_Entries with chart source code:_
-------------------------

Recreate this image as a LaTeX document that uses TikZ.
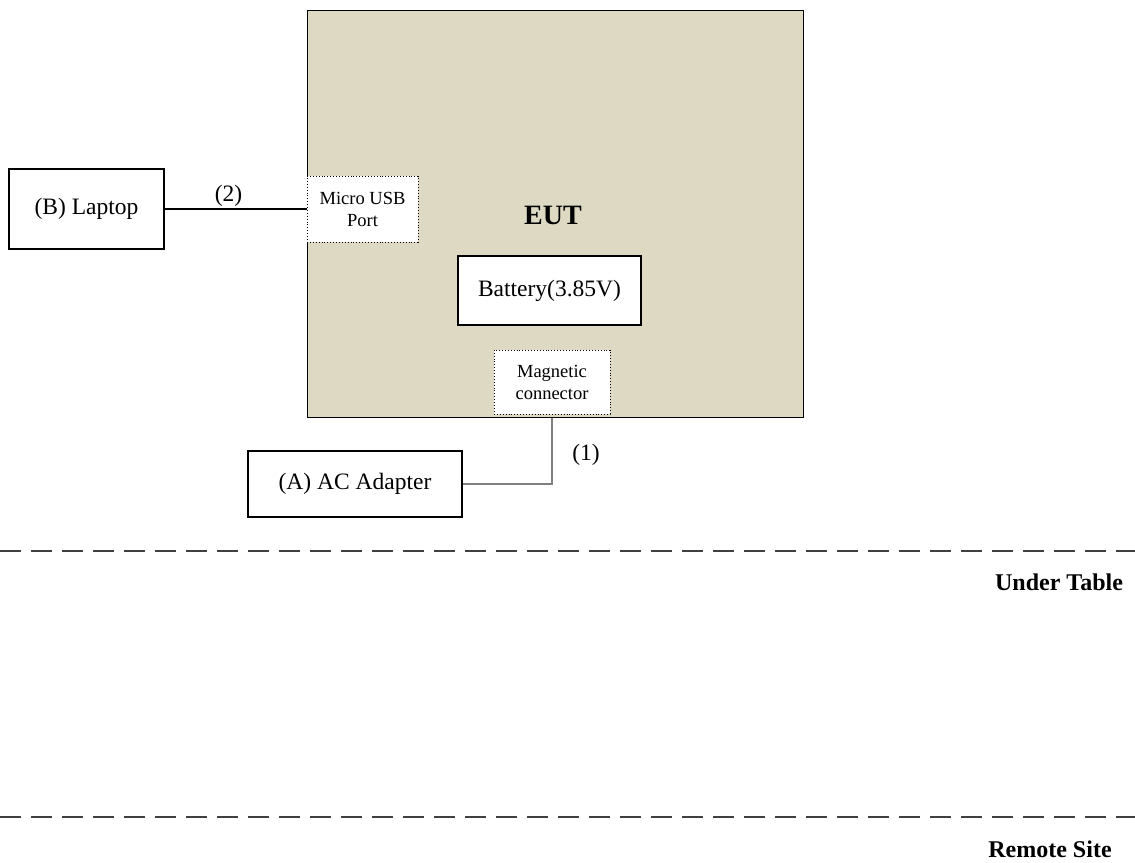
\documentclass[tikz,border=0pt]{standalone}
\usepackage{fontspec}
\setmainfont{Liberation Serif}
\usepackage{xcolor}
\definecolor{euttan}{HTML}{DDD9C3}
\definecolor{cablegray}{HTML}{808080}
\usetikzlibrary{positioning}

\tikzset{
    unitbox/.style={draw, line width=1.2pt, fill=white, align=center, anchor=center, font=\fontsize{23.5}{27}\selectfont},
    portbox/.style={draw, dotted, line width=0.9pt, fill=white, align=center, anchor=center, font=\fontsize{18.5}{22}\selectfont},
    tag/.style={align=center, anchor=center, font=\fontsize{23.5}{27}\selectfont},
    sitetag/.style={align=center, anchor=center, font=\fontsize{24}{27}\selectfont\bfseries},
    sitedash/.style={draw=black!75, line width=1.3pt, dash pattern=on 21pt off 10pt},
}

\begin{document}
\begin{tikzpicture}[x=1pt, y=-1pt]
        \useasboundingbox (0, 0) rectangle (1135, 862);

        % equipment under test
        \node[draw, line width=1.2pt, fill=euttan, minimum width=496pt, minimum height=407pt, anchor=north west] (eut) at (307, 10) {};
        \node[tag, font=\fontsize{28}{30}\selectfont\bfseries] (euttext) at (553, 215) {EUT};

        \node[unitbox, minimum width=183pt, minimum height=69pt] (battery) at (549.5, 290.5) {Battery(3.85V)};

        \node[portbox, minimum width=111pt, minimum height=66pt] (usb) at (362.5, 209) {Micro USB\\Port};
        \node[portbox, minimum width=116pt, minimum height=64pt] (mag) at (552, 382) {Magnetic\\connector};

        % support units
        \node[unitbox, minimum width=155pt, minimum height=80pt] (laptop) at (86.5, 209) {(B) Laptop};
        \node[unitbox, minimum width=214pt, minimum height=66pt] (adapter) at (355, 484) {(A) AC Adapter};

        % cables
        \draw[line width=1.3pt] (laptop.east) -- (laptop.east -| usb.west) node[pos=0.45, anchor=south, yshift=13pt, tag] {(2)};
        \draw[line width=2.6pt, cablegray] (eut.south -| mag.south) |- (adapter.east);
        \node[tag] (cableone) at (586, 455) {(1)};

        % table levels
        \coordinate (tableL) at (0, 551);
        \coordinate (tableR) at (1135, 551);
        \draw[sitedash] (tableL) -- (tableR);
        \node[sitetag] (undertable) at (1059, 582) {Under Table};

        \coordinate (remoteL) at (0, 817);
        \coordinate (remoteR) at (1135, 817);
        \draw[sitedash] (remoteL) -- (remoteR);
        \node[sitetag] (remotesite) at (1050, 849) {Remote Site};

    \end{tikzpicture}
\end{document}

-------------------------

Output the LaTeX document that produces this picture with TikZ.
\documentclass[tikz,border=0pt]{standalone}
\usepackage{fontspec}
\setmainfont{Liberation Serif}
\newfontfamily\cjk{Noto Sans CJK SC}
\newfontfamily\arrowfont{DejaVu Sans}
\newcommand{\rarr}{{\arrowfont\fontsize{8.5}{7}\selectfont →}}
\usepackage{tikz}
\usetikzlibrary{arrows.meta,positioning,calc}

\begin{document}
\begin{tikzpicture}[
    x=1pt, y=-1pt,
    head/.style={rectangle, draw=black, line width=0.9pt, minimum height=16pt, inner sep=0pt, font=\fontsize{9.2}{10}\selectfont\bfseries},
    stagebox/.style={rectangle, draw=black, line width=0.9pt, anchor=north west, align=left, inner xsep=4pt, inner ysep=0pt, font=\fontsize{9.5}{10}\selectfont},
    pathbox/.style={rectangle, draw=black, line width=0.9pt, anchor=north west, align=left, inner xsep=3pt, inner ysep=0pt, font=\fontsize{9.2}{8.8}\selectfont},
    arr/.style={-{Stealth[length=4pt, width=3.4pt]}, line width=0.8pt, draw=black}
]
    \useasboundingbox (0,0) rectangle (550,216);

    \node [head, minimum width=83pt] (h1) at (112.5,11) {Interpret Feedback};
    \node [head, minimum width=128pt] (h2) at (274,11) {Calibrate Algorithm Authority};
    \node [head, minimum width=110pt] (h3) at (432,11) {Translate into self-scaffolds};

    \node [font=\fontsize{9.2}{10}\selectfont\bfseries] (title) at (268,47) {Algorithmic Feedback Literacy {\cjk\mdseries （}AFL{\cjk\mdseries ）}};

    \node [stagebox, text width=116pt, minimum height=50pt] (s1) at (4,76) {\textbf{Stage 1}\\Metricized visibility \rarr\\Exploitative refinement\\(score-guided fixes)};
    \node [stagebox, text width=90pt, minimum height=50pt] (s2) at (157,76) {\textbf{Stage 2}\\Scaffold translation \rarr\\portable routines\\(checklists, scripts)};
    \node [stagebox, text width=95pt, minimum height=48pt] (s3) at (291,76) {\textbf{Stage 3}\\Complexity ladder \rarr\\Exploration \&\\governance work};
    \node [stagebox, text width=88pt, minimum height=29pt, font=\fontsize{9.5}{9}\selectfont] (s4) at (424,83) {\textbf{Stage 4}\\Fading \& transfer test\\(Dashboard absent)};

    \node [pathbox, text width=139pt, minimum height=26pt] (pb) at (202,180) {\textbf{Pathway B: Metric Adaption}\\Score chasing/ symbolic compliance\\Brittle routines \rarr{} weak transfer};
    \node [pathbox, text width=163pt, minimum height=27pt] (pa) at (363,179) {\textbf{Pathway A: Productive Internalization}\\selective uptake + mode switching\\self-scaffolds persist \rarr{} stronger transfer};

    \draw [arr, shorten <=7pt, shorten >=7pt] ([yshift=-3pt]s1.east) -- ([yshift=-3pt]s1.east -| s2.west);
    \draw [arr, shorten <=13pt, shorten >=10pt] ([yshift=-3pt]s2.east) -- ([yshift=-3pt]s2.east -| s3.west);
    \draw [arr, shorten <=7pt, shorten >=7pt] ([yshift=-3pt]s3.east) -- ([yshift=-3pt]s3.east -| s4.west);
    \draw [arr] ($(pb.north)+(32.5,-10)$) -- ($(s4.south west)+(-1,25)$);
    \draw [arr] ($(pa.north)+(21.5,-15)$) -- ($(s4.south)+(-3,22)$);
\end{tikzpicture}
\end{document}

-------------------------

_WHAT THIS TASK INVOLVES:_ Only the lines from the one holding "Recreate this image" to the one holding "rectangle (1135, 862);" should be returned, both included and exactly as written, with no pictures.

_RESULT:_
Recreate this image as a LaTeX document that uses TikZ.
\documentclass[tikz,border=0pt]{standalone}
\usepackage{fontspec}
\setmainfont{Liberation Serif}
\usepackage{xcolor}
\definecolor{euttan}{HTML}{DDD9C3}
\definecolor{cablegray}{HTML}{808080}
\usetikzlibrary{positioning}

\tikzset{
    unitbox/.style={draw, line width=1.2pt, fill=white, align=center, anchor=center, font=\fontsize{23.5}{27}\selectfont},
    portbox/.style={draw, dotted, line width=0.9pt, fill=white, align=center, anchor=center, font=\fontsize{18.5}{22}\selectfont},
    tag/.style={align=center, anchor=center, font=\fontsize{23.5}{27}\selectfont},
    sitetag/.style={align=center, anchor=center, font=\fontsize{24}{27}\selectfont\bfseries},
    sitedash/.style={draw=black!75, line width=1.3pt, dash pattern=on 21pt off 10pt},
}

\begin{document}
\begin{tikzpicture}[x=1pt, y=-1pt]
        \useasboundingbox (0, 0) rectangle (1135, 862);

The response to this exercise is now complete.